• _Source data_:
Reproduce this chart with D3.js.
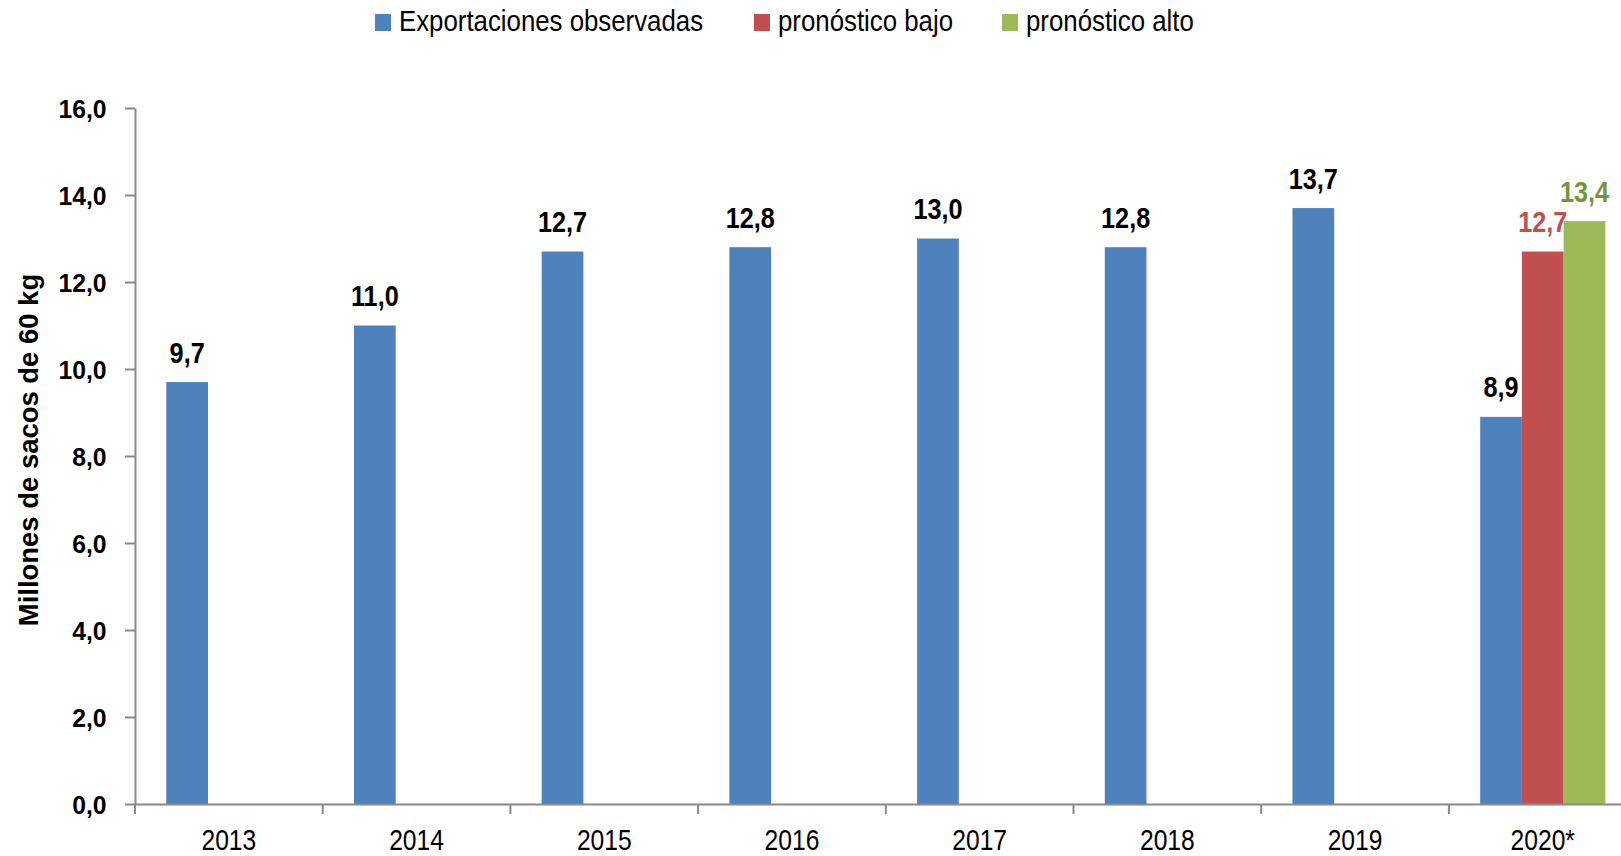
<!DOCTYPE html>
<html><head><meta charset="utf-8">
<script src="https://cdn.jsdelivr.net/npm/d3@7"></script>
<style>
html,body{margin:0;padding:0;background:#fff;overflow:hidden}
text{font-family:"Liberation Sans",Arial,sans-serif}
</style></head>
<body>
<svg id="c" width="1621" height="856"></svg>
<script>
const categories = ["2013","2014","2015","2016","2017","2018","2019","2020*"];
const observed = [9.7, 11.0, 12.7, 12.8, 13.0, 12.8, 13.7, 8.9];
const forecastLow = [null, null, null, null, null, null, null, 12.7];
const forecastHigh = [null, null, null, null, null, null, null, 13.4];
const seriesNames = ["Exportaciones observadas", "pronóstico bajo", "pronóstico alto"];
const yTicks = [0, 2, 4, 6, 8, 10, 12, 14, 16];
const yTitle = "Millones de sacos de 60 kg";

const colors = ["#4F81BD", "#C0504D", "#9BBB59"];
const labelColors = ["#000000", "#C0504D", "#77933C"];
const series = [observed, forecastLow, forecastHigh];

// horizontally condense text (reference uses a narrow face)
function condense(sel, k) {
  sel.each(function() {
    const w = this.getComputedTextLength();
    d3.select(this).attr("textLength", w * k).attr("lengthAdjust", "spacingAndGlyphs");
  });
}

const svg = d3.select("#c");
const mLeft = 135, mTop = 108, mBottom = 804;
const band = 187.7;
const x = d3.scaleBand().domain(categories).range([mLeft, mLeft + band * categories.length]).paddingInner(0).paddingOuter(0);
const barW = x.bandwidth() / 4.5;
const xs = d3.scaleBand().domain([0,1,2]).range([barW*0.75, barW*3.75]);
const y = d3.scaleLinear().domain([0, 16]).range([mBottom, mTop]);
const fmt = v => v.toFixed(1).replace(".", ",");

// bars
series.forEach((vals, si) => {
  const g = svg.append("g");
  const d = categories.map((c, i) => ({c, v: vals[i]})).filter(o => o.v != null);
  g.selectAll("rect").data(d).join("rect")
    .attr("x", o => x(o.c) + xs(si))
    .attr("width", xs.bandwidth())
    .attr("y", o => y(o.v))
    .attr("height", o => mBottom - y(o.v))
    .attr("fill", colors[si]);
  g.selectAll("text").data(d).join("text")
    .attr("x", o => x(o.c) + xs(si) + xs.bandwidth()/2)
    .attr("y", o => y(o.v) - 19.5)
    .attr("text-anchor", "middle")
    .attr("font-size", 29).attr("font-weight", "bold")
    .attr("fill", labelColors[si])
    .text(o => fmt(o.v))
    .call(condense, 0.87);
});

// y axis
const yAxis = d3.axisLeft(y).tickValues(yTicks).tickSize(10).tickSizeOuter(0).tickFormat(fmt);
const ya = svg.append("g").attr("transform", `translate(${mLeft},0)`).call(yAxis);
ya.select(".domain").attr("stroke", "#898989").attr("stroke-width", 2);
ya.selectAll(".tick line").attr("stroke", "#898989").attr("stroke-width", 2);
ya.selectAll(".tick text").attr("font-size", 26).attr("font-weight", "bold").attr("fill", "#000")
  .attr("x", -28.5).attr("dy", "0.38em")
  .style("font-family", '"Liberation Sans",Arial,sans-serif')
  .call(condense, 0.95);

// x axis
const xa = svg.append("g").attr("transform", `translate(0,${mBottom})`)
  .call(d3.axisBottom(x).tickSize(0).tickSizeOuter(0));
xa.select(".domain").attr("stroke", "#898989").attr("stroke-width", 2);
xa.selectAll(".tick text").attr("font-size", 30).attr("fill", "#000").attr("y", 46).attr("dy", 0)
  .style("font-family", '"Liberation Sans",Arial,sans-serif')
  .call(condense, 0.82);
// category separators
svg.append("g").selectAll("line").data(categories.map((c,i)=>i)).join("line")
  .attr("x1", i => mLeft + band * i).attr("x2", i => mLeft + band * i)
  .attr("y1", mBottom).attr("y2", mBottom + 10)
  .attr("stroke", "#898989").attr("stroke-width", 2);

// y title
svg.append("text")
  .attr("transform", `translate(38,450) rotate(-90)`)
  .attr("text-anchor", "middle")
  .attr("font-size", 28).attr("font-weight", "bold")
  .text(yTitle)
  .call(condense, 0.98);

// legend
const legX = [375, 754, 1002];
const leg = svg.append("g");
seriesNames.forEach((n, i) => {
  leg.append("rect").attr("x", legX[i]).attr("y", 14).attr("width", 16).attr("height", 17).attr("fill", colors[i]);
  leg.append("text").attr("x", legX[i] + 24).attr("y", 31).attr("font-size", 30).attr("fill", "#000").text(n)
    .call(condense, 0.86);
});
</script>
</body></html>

• _Directions for this task_:
Extract, word for word, each line from the top of the data down to and including the line with "de sacos de"; skip the pictures.

• _Problem solution_:
Reproduce this chart with D3.js.
<!DOCTYPE html>
<html><head><meta charset="utf-8">
<script src="https://cdn.jsdelivr.net/npm/d3@7"></script>
<style>
html,body{margin:0;padding:0;background:#fff;overflow:hidden}
text{font-family:"Liberation Sans",Arial,sans-serif}
</style></head>
<body>
<svg id="c" width="1621" height="856"></svg>
<script>
const categories = ["2013","2014","2015","2016","2017","2018","2019","2020*"];
const observed = [9.7, 11.0, 12.7, 12.8, 13.0, 12.8, 13.7, 8.9];
const forecastLow = [null, null, null, null, null, null, null, 12.7];
const forecastHigh = [null, null, null, null, null, null, null, 13.4];
const seriesNames = ["Exportaciones observadas", "pronóstico bajo", "pronóstico alto"];
const yTicks = [0, 2, 4, 6, 8, 10, 12, 14, 16];
const yTitle = "Millones de sacos de 60 kg";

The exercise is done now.